As the first entry for our Kean University Department of History HistoryBlog, I thought it appropriate to address a question professional historians and students alike get quite often. Most people have no idea. They have gotten an odd sense of it through movies like National Treasure, and of course, anything with Indiana Jones. It’s easy for accountants, for example, to say what they do, same for astronomers, or firemen, or cooks. How do historians answer this question?

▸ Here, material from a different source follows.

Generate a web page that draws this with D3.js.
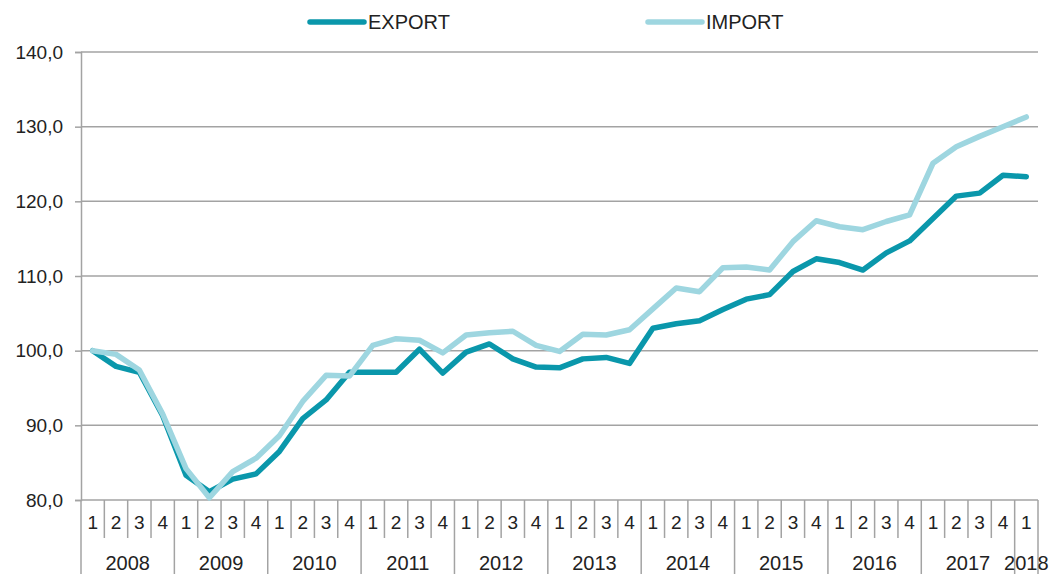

In its simplest terms, the work of historians is the careful and thoughtful study of those elements which make up this thing we call vaguely ‘the past.’ Those elements are in large part the written record (though artifacts and photos and music as well). Historians plow through the mountains of paperwork left behind by the human race. We call these Primary Sources. We study the large and the small, the significant and the seemingly insignificant: the good, the bad, and the ugly. We do go on adventures and we do battle evil doers, but mostly our time is spent travelling the world to go in libraries and archives so we can read the words of the people we are studying and the data of the events we are analyzing. We spend lots of time reading through the details few others look at or even know exist. We read the letters and correspondences, the note books, and random scribblings of the past. We follow loud screams, quiet whispers, the seductive promises of lovers, and the inspiring words of heroes. We have heard the pitiless cries of victims in the night, the sharp bark of the evil and the abusive, from earlier today back to the dawn of time. This is an attempt to get some idea of what happened, why it happened, and who did it. We do this so we can learn from it.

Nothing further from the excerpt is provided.